Tepuk Sakinah jadi contoh bagaimana pemerintah sering kesulitan membaca zaman tanpa harus bilang kita sedang darurat baca pejabat.
Mungkin para pejabat memang belum sempat baca, soalnya sibuk mikirin tepukan baru.
Siapa tahu nanti ada Tepuk Anggaran, biar semangat kerja ikut bergema.
Menteri Agama, Nazaruddin Umar, tampak sangat yakin dengan Tepuk Sakinah. Katanya, ini bukan seremoni, tapi metode edukasi praktis untuk membentuk kesadaran calon pengantin. Bahkan diyakini bisa menekan angka perceraian.
Tahun 2024, tercatat 399.921 kasus perceraian di Indonesia. Sebagian besar karena pertengkaran terus-menerus dan masalah ekonomi. Jawa Barat memimpin dengan 88.985 kasus.
Mungkin mereka belum sempat ditepuk. Atau mungkin, volume tepukannya belum cukup keras untuk mengguncang harga sembako dan cicilan.
Penelitian bilang, bimbingan pranikah memang bisa efektif kalau materinya relevan, waktunya cukup, dan pesertanya serius. Tapi kalau yang diingat cuma gerakan “tepuk sakinah, mawaddah, warahmah,” ya yang sakinah mungkin cuma panitianya.
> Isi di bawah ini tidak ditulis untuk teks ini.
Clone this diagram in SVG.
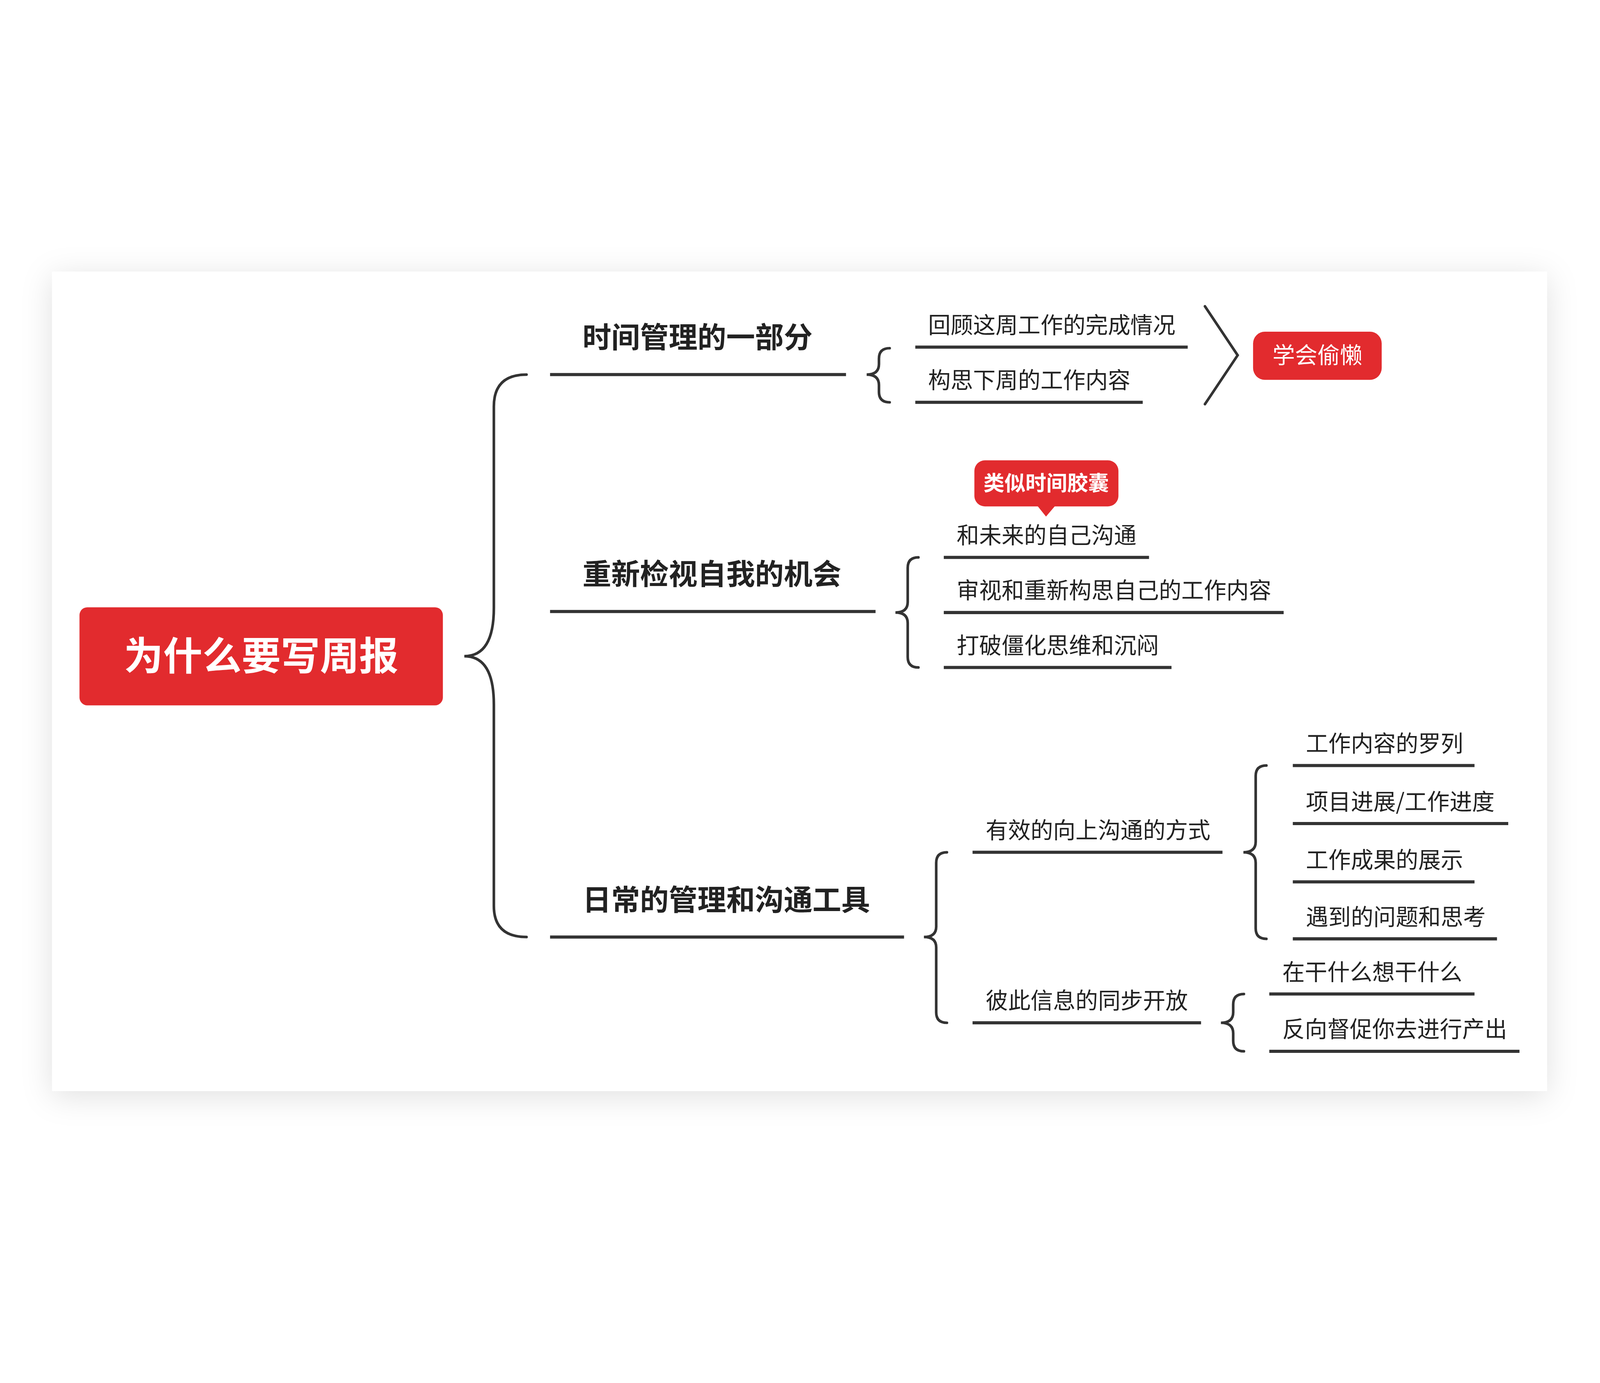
<svg xmlns="http://www.w3.org/2000/svg" width="6120" height="3540" viewBox="0 0 6120 3540" style="width:100vw;height:100vh;display:block" preserveAspectRatio="xMidYMid meet">
<defs>
<filter id="sh" x="-10%" y="-10%" width="120%" height="120%"><feDropShadow dx="0" dy="20" stdDeviation="60" flood-color="#000" flood-opacity="0.12"/></filter>
<style>
.t{font-family:"Noto Sans CJK SC","Liberation Sans",sans-serif;fill:#222}
.l1{font-size:110px;font-weight:700}
.it{font-size:86px}
.w{fill:#fff}
.ln{stroke:#333;stroke-width:12;fill:none}
.br{stroke:#333;stroke-width:10;fill:none;stroke-linecap:round}
.red{fill:#E22B2E}
</style>
</defs>
<rect width="6120" height="3540" fill="#fff"/>
<rect x="199" y="164" width="5718" height="3134" fill="#fff" filter="url(#sh)"/>
<g id="connectors">
<path class="br" d="M2014 558 Q1889 558 1889 680 L1889 1450 Q1889 1635 1776 1635 Q1889 1635 1889 1820 L1889 2590 Q1889 2709 2014 2709"/>
<path class="br" d="M3403 457 Q3362 457 3362 497 L3362 518 Q3362 558 3315 558 Q3362 558 3362 598 L3362 624 Q3362 664 3403 664"/>
<path class="br" d="M4609 297 L4734 484 L4609 671"/>
<path class="br" d="M3513 1257 Q3472 1257 3472 1297 L3472 1428 Q3472 1468 3425 1468 Q3472 1468 3472 1508 L3472 1638 Q3472 1678 3513 1678"/>
<path class="br" d="M3622 2385 Q3581 2385 3581 2425 L3581 2669 Q3581 2709 3534 2709 Q3581 2709 3581 2749 L3581 2997 Q3581 3037 3622 3037"/>
<path class="br" d="M4844 2053 Q4803 2053 4803 2093 L4803 2345 Q4803 2385 4756 2385 Q4803 2385 4803 2425 L4803 2676 Q4803 2716 4844 2716"/>
<path class="br" d="M4758 2927 Q4717 2927 4717 2967 L4717 2997 Q4717 3037 4670 3037 Q4717 3037 4717 3077 L4717 3106 Q4717 3146 4758 3146"/>
</g>
<g id="root"><rect class="red" x="304" y="1448" width="1390" height="375" rx="30"/><text class="t w" x="999" y="1688" font-size="150" font-weight="700" text-anchor="middle">为什么要写周报</text></g>
<g id="n1"><line class="ln" x1="2104" y1="558" x2="3236" y2="558"/><text class="t l1" x="2228" y="455">时间管理的一部分</text></g>
<g id="n2"><line class="ln" x1="2104" y1="1464" x2="3349" y2="1464"/><text class="t l1" x="2228" y="1361">重新检视自我的机会</text></g>
<g id="n3"><line class="ln" x1="2104" y1="2709" x2="3458" y2="2709"/><text class="t l1" x="2228" y="2606">日常的管理和沟通工具</text></g>
<g id="n11"><line class="ln" x1="3501" y1="453" x2="4543" y2="453"/><text class="t it" x="3550" y="400">回顾这周工作的完成情况</text></g>
<g id="n12"><line class="ln" x1="3501" y1="664" x2="4371" y2="664"/><text class="t it" x="3550" y="611">构思下周的工作内容</text></g>
<g id="lazy"><rect class="red" x="4793" y="394" width="492" height="184" rx="45"/><text class="t w" x="5039" y="515" font-size="86" text-anchor="middle">学会偷懒</text></g>
<g id="n21"><line class="ln" x1="3610" y1="1257" x2="4395" y2="1257"/><text class="t it" x="3659" y="1204">和未来的自己沟通</text></g>
<g id="n22"><line class="ln" x1="3610" y1="1468" x2="4910" y2="1468"/><text class="t it" x="3659" y="1415">审视和重新构思自己的工作内容</text></g>
<g id="n23"><line class="ln" x1="3610" y1="1678" x2="4481" y2="1678"/><text class="t it" x="3659" y="1625">打破僵化思维和沉闷</text></g>
<g id="capsule"><rect class="red" x="3727" y="886" width="551" height="176" rx="40"/><path class="red" d="M3968 1060 L4001 1101 L4036 1060 Z"/><text class="t w" x="4002" y="1002" font-size="80" font-weight="700" text-anchor="middle">类似时间胶囊</text></g>
<g id="n31"><line class="ln" x1="3720" y1="2385" x2="4676" y2="2385"/><text class="t it" x="3770" y="2332">有效的向上沟通的方式</text></g>
<g id="n32"><line class="ln" x1="3720" y1="3037" x2="4594" y2="3037"/><text class="t it" x="3770" y="2984">彼此信息的同步开放</text></g>
<g id="n311"><line class="ln" x1="4945" y1="2053" x2="5640" y2="2053"/><text class="t it" x="4995" y="2000">工作内容的罗列</text></g>
<g id="n312"><line class="ln" x1="4945" y1="2275" x2="5769" y2="2275"/><text class="t it" x="4995" y="2222">项目进展/工作进度</text></g>
<g id="n313"><line class="ln" x1="4945" y1="2498" x2="5640" y2="2498"/><text class="t it" x="4995" y="2445">工作成果的展示</text></g>
<g id="n314"><line class="ln" x1="4945" y1="2716" x2="5726" y2="2716"/><text class="t it" x="4995" y="2663">遇到的问题和思考</text></g>
<g id="n321"><line class="ln" x1="4855" y1="2927" x2="5640" y2="2927"/><text class="t it" x="4905" y="2874">在干什么想干什么</text></g>
<g id="n322"><line class="ln" x1="4855" y1="3146" x2="5812" y2="3146"/><text class="t it" x="4905" y="3093">反向督促你去进行产出</text></g>
</svg>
Ketika Generasi Tepuk Bertemu Generasi Scroll
Fenomena Tepuk Sakinah memperlihatkan jurang kecil tapi lebar antara pengelola program (mayoritas Boomer dan Gen X) dan peserta (mayoritas Gen Z).
Buat generasi tua, tepuk tangan adalah bentuk kebersamaan. Dulu, mungkin semua hal memang disemangati dengan yel-yel, dari pramuka sampai upacara tujuhbelasan.